The following code explores ways to unnest them and expand the dataframe rows. **NOTE WE DID NOT USE THIS APPROACH IN PRODUCTION. We decided to unnest tables using SQL instead, in the `staging` dbt models.**

In [235]:
pd.json_normalize(user_dict)

# This expands columns instead of expanding rows. Not exactly what we want.

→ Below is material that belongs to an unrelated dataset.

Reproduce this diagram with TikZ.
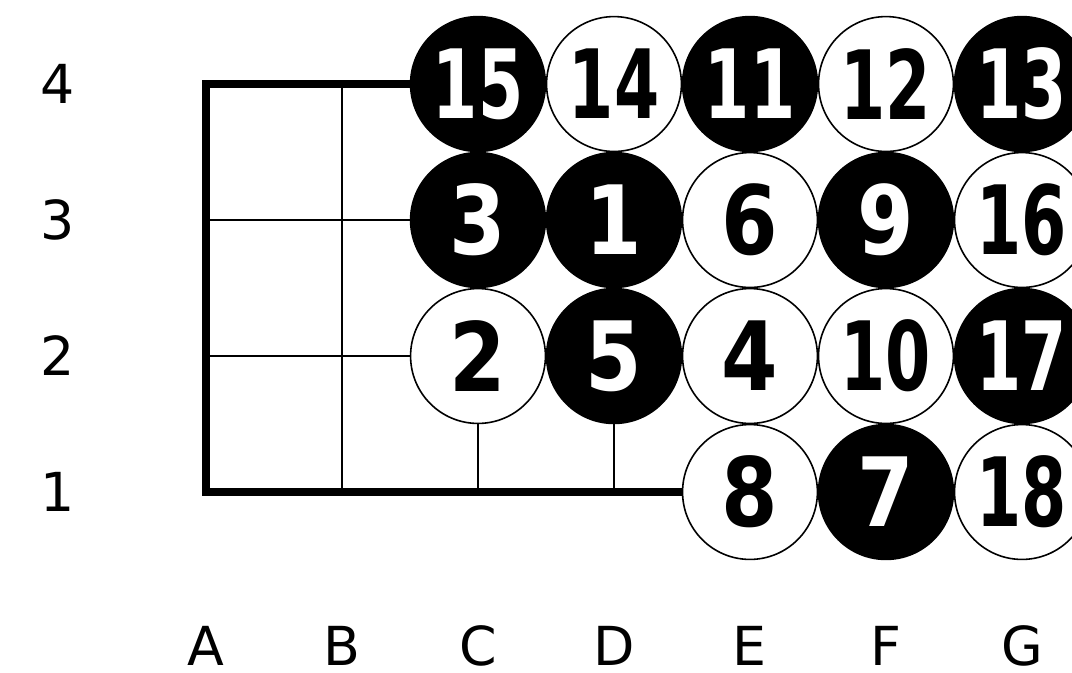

Unnamed: 0,Id,ReportId,WebLink,FilePath,LastModifiedDate,Mode.id,Mode.Text,Mode.Value,Mode.Group,Mode.BoolValue,Type.id,Type.Text,Type.Value,Type.Group,Type.BoolValue
0,0,677,,,,0,Bus (MB) (Fixed Route),3,,False,0,PT - Purchased Transportation,2,,False
1,0,677,,,,0,Demand Response (DR),9,,False,0,PT - Purchased Transportation,2,,False


In [243]:
# We only really want the "Text" value in the dictionaries in the "Mode" and "Type" columns.
# user_dict[0]['Mode']
user_dict[0]

{'Id': 0,
 'ReportId': 677,
 'Mode': {'id': 0,
  'Text': 'Bus (MB) (Fixed Route)',
  'Value': '3',
  'Group': None,
  'BoolValue': False},
 'Type': {'id': 0,
  'Text': 'PT - Purchased Transportation',
  'Value': '2',
  'Group': None,
  'BoolValue': False},
 'WebLink': None,
 'FilePath': None,
 'LastModifiedDate': None}

In [245]:
# How to replace certain values in a key:value pair of an existing python dictionary.
original = user_dict[0]
copy = {**original, 'Mode': original['Mode']['Text'], 
        'Type': original['Type']['Text']}
copy

{'Id': 0,
 'ReportId': 677,
 'Mode': 'Bus (MB) (Fixed Route)',
 'Type': 'PT - Purchased Transportation',
 'WebLink': None,
 'FilePath': None,
 'LastModifiedDate': None}

----
Done! This worked but is not super ideal because we hard-code the keys that we want to change instead of iterating over them, but it works as long as we know which dictionary items in each table are nested.  

In [249]:
# Trying loop of creating new dict from old dict.
# New dict will not be nested - checks for a nested dict in each value; for each nested dict, 
# we extract only the k,v pair where the key == 'Text' 

copy_test = {**original}
for k,v in copy_test.items():
    if type(v) is dict:
        copy_test[k] = copy_test[k]['Text']
        
copy_test

{'Id': 0,
 'ReportId': 677,
 'Mode': 'Bus (MB) (Fixed Route)',
 'Type': 'PT - Purchased Transportation',
 'WebLink': None,
 'FilePath': None,
 'LastModifiedDate': None}

In [251]:
## Worked! Now try the above loop over an entire JSON data table

for x in user_dict:
    for k,v in x.items():
        if type(v) is dict:
            x[k] = x[k]['Text']

In [252]:
raw_df = pd.DataFrame.from_dict(user_dict)
raw_df

Unnamed: 0,Id,ReportId,Mode,Type,WebLink,FilePath,LastModifiedDate
0,0,677,Bus (MB) (Fixed Route),PT - Purchased Transportation,,,
1,0,677,Demand Response (DR),PT - Purchased Transportation,,,


#### Table is now one level and in the format desired.